Provided material:

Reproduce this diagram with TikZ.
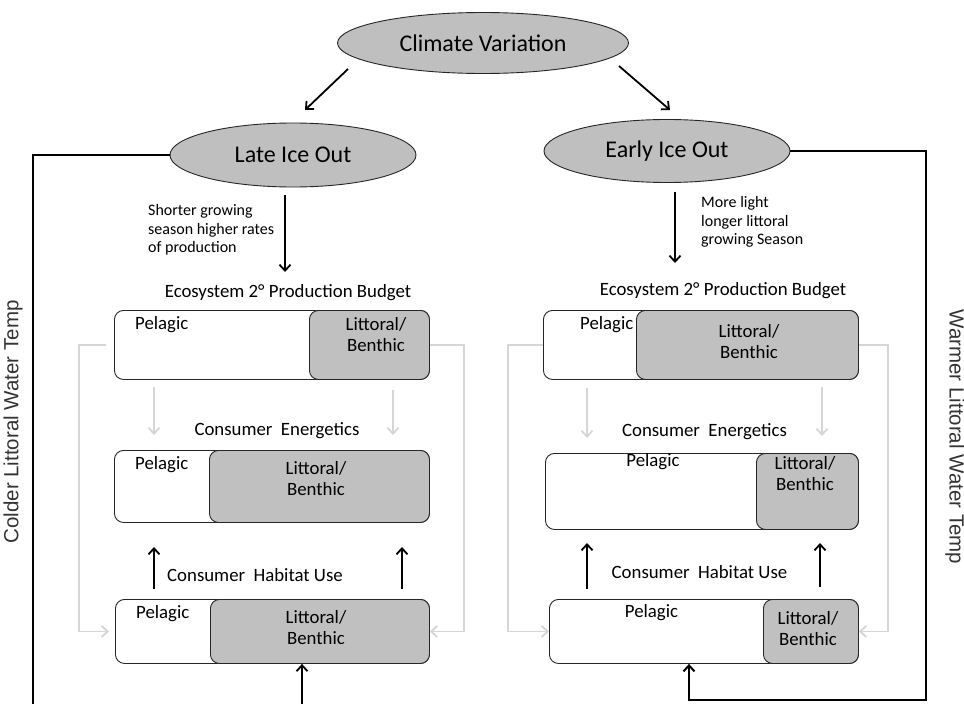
\documentclass[tikz,border=0pt]{standalone}
\usepackage{fontspec}
\setmainfont{Carlito}
\newfontfamily\sidefont{Liberation Sans}
\usetikzlibrary{shapes.geometric,arrows.meta}
\definecolor{boxgray}{HTML}{C0C0C0}
\definecolor{ellgray}{HTML}{BFBFBF}
\definecolor{fbgray}{HTML}{D6D6D6}
\definecolor{edgec}{HTML}{262626}
\begin{document}
\begin{tikzpicture}[x=1pt,y=-1pt,
  ell/.style={ellipse, draw=edgec, line width=0.9pt, fill=ellgray, inner sep=0pt, font=\fontsize{24}{28}\selectfont},
  outerbox/.style={draw=edgec, line width=0.9pt, fill=white, rounded corners=9pt, inner sep=0pt, anchor=north west},
  litbox/.style={draw=edgec, line width=0.9pt, fill=boxgray, rounded corners=9pt, inner sep=0pt, anchor=north east},
  lbl/.style={font=\fontsize{18.8}{21}\selectfont, inner sep=0pt, align=center},
  side/.style={font=\sidefont\fontsize{20.5}{24}\selectfont, inner sep=0pt, text=black!80},
  note/.style={font=\fontsize{16}{18.5}\selectfont, align=left, inner sep=0pt, anchor=west},
  mainarrow/.style={line width=1.8pt, -{Straight Barb[length=6pt,width=11pt]}},
  fbarrow/.style={draw=fbgray, line width=1.8pt, -{Straight Barb[length=6pt,width=11pt]}},
  bracket/.style={line width=2pt},
]
\useasboundingbox[fill=white] (0,0) rectangle (964,704);

% ellipses
\node[ell, minimum width=291, minimum height=61] (cv) at (483,43) {Climate Variation};
\node[ell, minimum width=246, minimum height=64] (lio) at (293,155) {Late Ice Out};
\node[ell, minimum width=246, minimum height=63] (eio) at (667,151) {Early Ice Out};

\coordinate (a1s) at (348,69);  \coordinate (a1e) at (305,110);
\coordinate (a2s) at (619,66);  \coordinate (a2e) at (670,110);
\draw[mainarrow] (a1s) -- (a1e);
\draw[mainarrow] (a2s) -- (a2e);

% notes and down arrows
\coordinate (l1s) at (285,195); \coordinate (l1e) at (285,272);
\coordinate (r1s) at (675,192); \coordinate (r1e) at (675,263);
\draw[mainarrow] (l1s) -- (l1e);
\draw[mainarrow] (r1s) -- (r1e);
\node[note] (lnote) at (148,230) {Shorter growing\\season higher rates\\of production};
\node[note] (rnote) at (701,222) {More light\\longer littoral\\growing Season};

% headers
\node[lbl] (lh1) at (288,293) {Ecosystem 2° Production Budget};
\node[lbl] (rh1) at (723,291) {Ecosystem 2° Production Budget};
\node[lbl] (lh2) at (277,431) {Consumer\hspace{0.45em}Energetics};
\node[lbl] (rh2) at (704.5,432) {Consumer\hspace{0.45em}Energetics};
\node[lbl] (lh3) at (255,575) {Consumer\hspace{0.45em}Habitat Use};
\node[lbl] (rh3) at (699.5,572) {Consumer\hspace{0.45em}Habitat Use};

% left boxes
\node[outerbox, minimum width=315, minimum height=69] (L1) at (114,310) {};
\node[litbox, minimum width=120, minimum height=69] (L1l) at (L1.north east) {};
\node[outerbox, minimum width=315, minimum height=72] (L2) at (114,450) {};
\node[litbox, minimum width=220, minimum height=72] (L2l) at (L2.north east) {};
\node[outerbox, minimum width=314, minimum height=64] (L3) at (115,599) {};
\node[litbox, minimum width=219, minimum height=64] (L3l) at (L3.north east) {};

\node[lbl, anchor=west] (L1p) at (135,325) {Pelagic};
\node[lbl] (L1t) at (376,335) {Littoral/\\Benthic};
\node[lbl, anchor=west] (L2p) at (135,465) {Pelagic};
\node[lbl] (L2t) at (316,478.5) {Littoral/\\Benthic};
\node[lbl, anchor=west] (L3p) at (136,614) {Pelagic};
\node[lbl] (L3t) at (316,627.5) {Littoral/\\Benthic};

% right boxes
\node[outerbox, minimum width=315, minimum height=69] (R1) at (543,310) {};
\node[litbox, minimum width=222, minimum height=69] (R1l) at (R1.north east) {};
\node[outerbox, minimum width=313, minimum height=76] (R2) at (545,453) {};
\node[litbox, minimum width=102, minimum height=76] (R2l) at (R2.north east) {};
\node[outerbox, minimum width=309, minimum height=64] (R3) at (549,599) {};
\node[litbox, minimum width=95, minimum height=64] (R3l) at (R3.north east) {};

\node[lbl, anchor=west] (R1p) at (580,325) {Pelagic};
\node[lbl] (R1t) at (749,342) {Littoral/\\Benthic};
\node[lbl] (R2p) at (653,462) {Pelagic};
\node[lbl] (R2t) at (805,473.5) {Littoral/\\Benthic};
\node[lbl] (R3p) at (651.5,613) {Pelagic};
\node[lbl] (R3t) at (808,629) {Littoral/\\Benthic};

% gray down arrows
\coordinate (g1s) at (154,387); \coordinate (g1e) at (154,435);
\coordinate (g2s) at (393,390); \coordinate (g2e) at (393,435);
\coordinate (g3s) at (587,388); \coordinate (g3e) at (587,438);
\coordinate (g4s) at (822,387); \coordinate (g4e) at (822,436);
\draw[fbarrow] (g1s) -- (g1e);
\draw[fbarrow] (g2s) -- (g2e);
\draw[fbarrow] (g3s) -- (g3e);
\draw[fbarrow] (g4s) -- (g4e);

% black up arrows
\coordinate (u1s) at (154,589); \coordinate (u1e) at (154,547);
\coordinate (u2s) at (402,589); \coordinate (u2e) at (402,547);
\coordinate (u3s) at (587,589); \coordinate (u3e) at (587,543);
\coordinate (u4s) at (820,587); \coordinate (u4e) at (820,543);
\draw[mainarrow] (u1s) -- (u1e);
\draw[mainarrow] (u2s) -- (u2e);
\draw[mainarrow] (u3s) -- (u3e);
\draw[mainarrow] (u4s) -- (u4e);

% gray feedback loops
\coordinate (lfa) at (79,500);  \coordinate (lfb) at (464,500);
\coordinate (rfa) at (508,500); \coordinate (rfb) at (888,500);
\draw[fbarrow, shorten <=8pt, shorten >=6pt] (L1.west) -| (lfa) |- (L3.west);
\draw[fbarrow] (L1.east) -| (lfb) |- (L3.east);
\draw[fbarrow] (R1.west) -| (rfa) |- (R3.west);
\draw[fbarrow] (R1.east) -| (rfb) |- (R3.east);

% black brackets
\coordinate (lcorner) at (33,704);
\draw[bracket] (lio.west) -| (lcorner);
\coordinate (lbot) at (302,704);
\draw[mainarrow] (lbot) -- (lbot |- L3.south);
\coordinate (rcorner) at (926,700);
\coordinate (rbx) at (689,700);
\draw[bracket, -{Straight Barb[length=6pt,width=11pt]}] (eio.east) -| (rcorner) -- (rbx) -- (rbx |- R3.south);

% side labels
\node[side, rotate=90] (cold) at (13,422) {Colder Littoral Water Temp};
\node[side, rotate=-90] (warm) at (955,437) {Warmer Littoral Water Temp};
\end{tikzpicture}
\end{document}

Exercise description:
Write out the whole listing again, exactly, with no pictures.

Full output:
Reproduce this diagram with TikZ.
\documentclass[tikz,border=0pt]{standalone}
\usepackage{fontspec}
\setmainfont{Carlito}
\newfontfamily\sidefont{Liberation Sans}
\usetikzlibrary{shapes.geometric,arrows.meta}
\definecolor{boxgray}{HTML}{C0C0C0}
\definecolor{ellgray}{HTML}{BFBFBF}
\definecolor{fbgray}{HTML}{D6D6D6}
\definecolor{edgec}{HTML}{262626}
\begin{document}
\begin{tikzpicture}[x=1pt,y=-1pt,
  ell/.style={ellipse, draw=edgec, line width=0.9pt, fill=ellgray, inner sep=0pt, font=\fontsize{24}{28}\selectfont},
  outerbox/.style={draw=edgec, line width=0.9pt, fill=white, rounded corners=9pt, inner sep=0pt, anchor=north west},
  litbox/.style={draw=edgec, line width=0.9pt, fill=boxgray, rounded corners=9pt, inner sep=0pt, anchor=north east},
  lbl/.style={font=\fontsize{18.8}{21}\selectfont, inner sep=0pt, align=center},
  side/.style={font=\sidefont\fontsize{20.5}{24}\selectfont, inner sep=0pt, text=black!80},
  note/.style={font=\fontsize{16}{18.5}\selectfont, align=left, inner sep=0pt, anchor=west},
  mainarrow/.style={line width=1.8pt, -{Straight Barb[length=6pt,width=11pt]}},
  fbarrow/.style={draw=fbgray, line width=1.8pt, -{Straight Barb[length=6pt,width=11pt]}},
  bracket/.style={line width=2pt},
]
\useasboundingbox[fill=white] (0,0) rectangle (964,704);

% ellipses
\node[ell, minimum width=291, minimum height=61] (cv) at (483,43) {Climate Variation};
\node[ell, minimum width=246, minimum height=64] (lio) at (293,155) {Late Ice Out};
\node[ell, minimum width=246, minimum height=63] (eio) at (667,151) {Early Ice Out};

\coordinate (a1s) at (348,69);  \coordinate (a1e) at (305,110);
\coordinate (a2s) at (619,66);  \coordinate (a2e) at (670,110);
\draw[mainarrow] (a1s) -- (a1e);
\draw[mainarrow] (a2s) -- (a2e);

% notes and down arrows
\coordinate (l1s) at (285,195); \coordinate (l1e) at (285,272);
\coordinate (r1s) at (675,192); \coordinate (r1e) at (675,263);
\draw[mainarrow] (l1s) -- (l1e);
\draw[mainarrow] (r1s) -- (r1e);
\node[note] (lnote) at (148,230) {Shorter growing\\season higher rates\\of production};
\node[note] (rnote) at (701,222) {More light\\longer littoral\\growing Season};

% headers
\node[lbl] (lh1) at (288,293) {Ecosystem 2° Production Budget};
\node[lbl] (rh1) at (723,291) {Ecosystem 2° Production Budget};
\node[lbl] (lh2) at (277,431) {Consumer\hspace{0.45em}Energetics};
\node[lbl] (rh2) at (704.5,432) {Consumer\hspace{0.45em}Energetics};
\node[lbl] (lh3) at (255,575) {Consumer\hspace{0.45em}Habitat Use};
\node[lbl] (rh3) at (699.5,572) {Consumer\hspace{0.45em}Habitat Use};

% left boxes
\node[outerbox, minimum width=315, minimum height=69] (L1) at (114,310) {};
\node[litbox, minimum width=120, minimum height=69] (L1l) at (L1.north east) {};
\node[outerbox, minimum width=315, minimum height=72] (L2) at (114,450) {};
\node[litbox, minimum width=220, minimum height=72] (L2l) at (L2.north east) {};
\node[outerbox, minimum width=314, minimum height=64] (L3) at (115,599) {};
\node[litbox, minimum width=219, minimum height=64] (L3l) at (L3.north east) {};

\node[lbl, anchor=west] (L1p) at (135,325) {Pelagic};
\node[lbl] (L1t) at (376,335) {Littoral/\\Benthic};
\node[lbl, anchor=west] (L2p) at (135,465) {Pelagic};
\node[lbl] (L2t) at (316,478.5) {Littoral/\\Benthic};
\node[lbl, anchor=west] (L3p) at (136,614) {Pelagic};
\node[lbl] (L3t) at (316,627.5) {Littoral/\\Benthic};

% right boxes
\node[outerbox, minimum width=315, minimum height=69] (R1) at (543,310) {};
\node[litbox, minimum width=222, minimum height=69] (R1l) at (R1.north east) {};
\node[outerbox, minimum width=313, minimum height=76] (R2) at (545,453) {};
\node[litbox, minimum width=102, minimum height=76] (R2l) at (R2.north east) {};
\node[outerbox, minimum width=309, minimum height=64] (R3) at (549,599) {};
\node[litbox, minimum width=95, minimum height=64] (R3l) at (R3.north east) {};

\node[lbl, anchor=west] (R1p) at (580,325) {Pelagic};
\node[lbl] (R1t) at (749,342) {Littoral/\\Benthic};
\node[lbl] (R2p) at (653,462) {Pelagic};
\node[lbl] (R2t) at (805,473.5) {Littoral/\\Benthic};
\node[lbl] (R3p) at (651.5,613) {Pelagic};
\node[lbl] (R3t) at (808,629) {Littoral/\\Benthic};

% gray down arrows
\coordinate (g1s) at (154,387); \coordinate (g1e) at (154,435);
\coordinate (g2s) at (393,390); \coordinate (g2e) at (393,435);
\coordinate (g3s) at (587,388); \coordinate (g3e) at (587,438);
\coordinate (g4s) at (822,387); \coordinate (g4e) at (822,436);
\draw[fbarrow] (g1s) -- (g1e);
\draw[fbarrow] (g2s) -- (g2e);
\draw[fbarrow] (g3s) -- (g3e);
\draw[fbarrow] (g4s) -- (g4e);

% black up arrows
\coordinate (u1s) at (154,589); \coordinate (u1e) at (154,547);
\coordinate (u2s) at (402,589); \coordinate (u2e) at (402,547);
\coordinate (u3s) at (587,589); \coordinate (u3e) at (587,543);
\coordinate (u4s) at (820,587); \coordinate (u4e) at (820,543);
\draw[mainarrow] (u1s) -- (u1e);
\draw[mainarrow] (u2s) -- (u2e);
\draw[mainarrow] (u3s) -- (u3e);
\draw[mainarrow] (u4s) -- (u4e);

% gray feedback loops
\coordinate (lfa) at (79,500);  \coordinate (lfb) at (464,500);
\coordinate (rfa) at (508,500); \coordinate (rfb) at (888,500);
\draw[fbarrow, shorten <=8pt, shorten >=6pt] (L1.west) -| (lfa) |- (L3.west);
\draw[fbarrow] (L1.east) -| (lfb) |- (L3.east);
\draw[fbarrow] (R1.west) -| (rfa) |- (R3.west);
\draw[fbarrow] (R1.east) -| (rfb) |- (R3.east);

% black brackets
\coordinate (lcorner) at (33,704);
\draw[bracket] (lio.west) -| (lcorner);
\coordinate (lbot) at (302,704);
\draw[mainarrow] (lbot) -- (lbot |- L3.south);
\coordinate (rcorner) at (926,700);
\coordinate (rbx) at (689,700);
\draw[bracket, -{Straight Barb[length=6pt,width=11pt]}] (eio.east) -| (rcorner) -- (rbx) -- (rbx |- R3.south);

% side labels
\node[side, rotate=90] (cold) at (13,422) {Colder Littoral Water Temp};
\node[side, rotate=-90] (warm) at (955,437) {Warmer Littoral Water Temp};
\end{tikzpicture}
\end{document}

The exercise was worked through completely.